Non mi sorprende, dunque, che coloro che si rendono conto finalmente di essere stati formati o, meglio, deformati da questi messaggi, non vogliano più saperne nulla della Chiesa, perché essa, o meglio, alcuni cristiani, invece di proclamare la vita, la gioia, la risurrezione e l’amore, hanno seminato paura, terrore, dolore, morte e chi semina vento non può che raccogliere tempesta.

Conclusione

In un tempo di secolarizzazione, di indifferenza e talvolta persino di ostilità verso la Chiesa, noi che ci diciamo cristiani dovremmo porci una domanda fondamentale: siamo ancora rilevanti oggi?

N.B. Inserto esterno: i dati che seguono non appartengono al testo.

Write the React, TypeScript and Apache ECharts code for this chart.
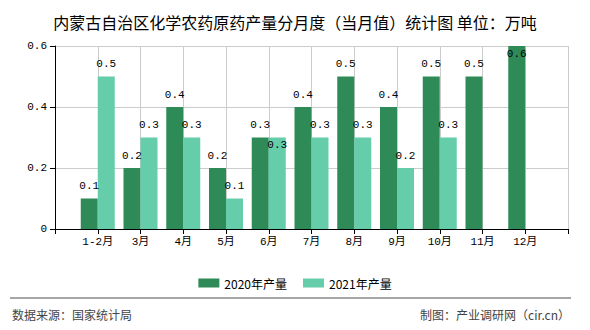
import React, { useEffect, useRef } from "react";
import * as echarts from "echarts";

const categories = ["", "1-2月", "3月", "4月", "5月", "6月", "7月", "8月", "9月", "10月", "11月", "12月", ""];
const values2020: (number | null)[] = [null, 0.1, 0.2, 0.4, 0.2, 0.3, 0.4, 0.5, 0.4, 0.5, 0.5, 0.6, null];
const values2021: (number | null)[] = [null, 0.5, 0.3, 0.3, 0.1, 0.3, 0.3, 0.3, 0.2, 0.3, null, null, null];
const seriesNames = ["2020年产量", "2021年产量"];
const yTicks = { min: 0, max: 0.6, interval: 0.2 };

const titleText = "内蒙古自治区化学农药原药产量分月度（当月值）统计图 单位：万吨";
const sourceText = "数据来源：国家统计局";
const makerText = "制图：产业调研网（cir.cn）";

const MONO = "'Liberation Mono', 'Noto Sans CJK SC', monospace";
const CJK = "'Noto Sans CJK SC', sans-serif";

function buildData(vals: (number | null)[], insideIdx: number[]) {
  return vals.map((v, i) =>
    insideIdx.includes(i) && v != null
      ? { value: v, label: { position: "insideTop", distance: 2 } }
      : v
  );
}

export default function App() {
  const ref = useRef<HTMLDivElement>(null);
  useEffect(() => {
    if (!ref.current) return;
    const chart = echarts.init(ref.current, undefined, { renderer: "svg" });
    const labelCfg = {
      show: true,
      position: "top",
      distance: 7,
      color: "#000",
      fontSize: 11,
      fontFamily: MONO,
      formatter: (p: any) => (p.value == null ? "" : Number(p.value).toFixed(1)),
    };
    chart.setOption({
      animation: false,
      backgroundColor: "#fff",
      title: {
        text: titleText,
        left: "center",
        top: 9,
        textStyle: { fontSize: 16, fontWeight: "normal", fontFamily: CJK, color: "#000" },
      },
      legend: {
        data: seriesNames,
        left: "center",
        top: 272,
        itemWidth: 21,
        itemHeight: 9,
        itemGap: 16,
        icon: "rect",
        textStyle: { fontSize: 12, fontFamily: CJK, color: "#000" },
      },
      grid: { left: 55, right: 22, top: 46, bottom: 101, containLabel: false },
      xAxis: {
        type: "category",
        data: categories,
        boundaryGap: false,
        axisLine: { lineStyle: { color: "#000", width: 1 } },
        axisTick: { show: true, interval: 0, length: 5, lineStyle: { color: "#000" } },
        axisLabel: { interval: 0, color: "#000", fontSize: 11, fontFamily: MONO, margin: 7 },
        splitLine: { show: true, interval: 0, lineStyle: { color: "#ccc" } },
      },
      yAxis: {
        type: "value",
        min: yTicks.min,
        max: yTicks.max,
        interval: yTicks.interval,
        axisLine: { show: true, lineStyle: { color: "#000" } },
        axisTick: { show: true, length: 5, lineStyle: { color: "#000" } },
        axisLabel: {
          color: "#000",
          fontSize: 11,
          fontFamily: MONO,
          margin: 8,
          formatter: (v: number) => (v === 0 ? "0" : v.toFixed(1)),
        },
        splitLine: { show: true, lineStyle: { color: "#ccc" } },
      },
      series: [
        {
          name: seriesNames[0],
          type: "bar",
          barWidth: 17,
          barGap: "0%",
          itemStyle: { color: "#2e8b57" },
          label: labelCfg,
          data: buildData(values2020, [11]),
        },
        {
          name: seriesNames[1],
          type: "bar",
          barWidth: 17,
          barGap: "0%",
          itemStyle: { color: "#66cdaa" },
          label: labelCfg,
          data: buildData(values2021, [5]),
        },
      ],
      graphic: [
        {
          type: "line",
          shape: { x1: 10, y1: 298, x2: 571, y2: 298 },
          style: { stroke: "#888", lineWidth: 1.5 },
        },
        {
          type: "text",
          left: 12,
          top: 308,
          style: { text: sourceText, fontSize: 12, fontFamily: CJK, fill: "#444" },
        },
        {
          type: "text",
          right: 20,
          top: 308,
          style: { text: makerText, fontSize: 12, fontFamily: CJK, fill: "#444" },
        },
      ],
    });
    return () => chart.dispose();
  }, []);
  return (
    <div
      ref={ref}
      style={{ position: "absolute", left: 0, top: 0, width: 590, height: 330 }}
    />
  );
}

Ha senso nel XXI secolo essere cristiani?

Se essere cristiani significa comprendere la vita attraverso l’amore, il perdono, la resilienza, attraverso la gioia, il gusto delle cose semplici, la capacità di rialzarci quando cadiamo, di accettarci così come siamo, seguendo le orme di Gesù, allora penso che possiamo continuare a essere rilevanti.

Tuttavia, se continuiamo ad annunciare con rigidità, attraverso la paura del cambiamento, mostrando un Dio contabile e osservatore, difensore dell’ordine stabilito e dei valori di sempre, perché il cristiano non si adatta al mondo, allora ci vedo come mummie da museo, custodi di sepolcri vuoti, adoratori di un dio morto perché semplicemente un idolo, immagine creata da mani d’uomo, che non dà vita, insignificante e da rifiutare.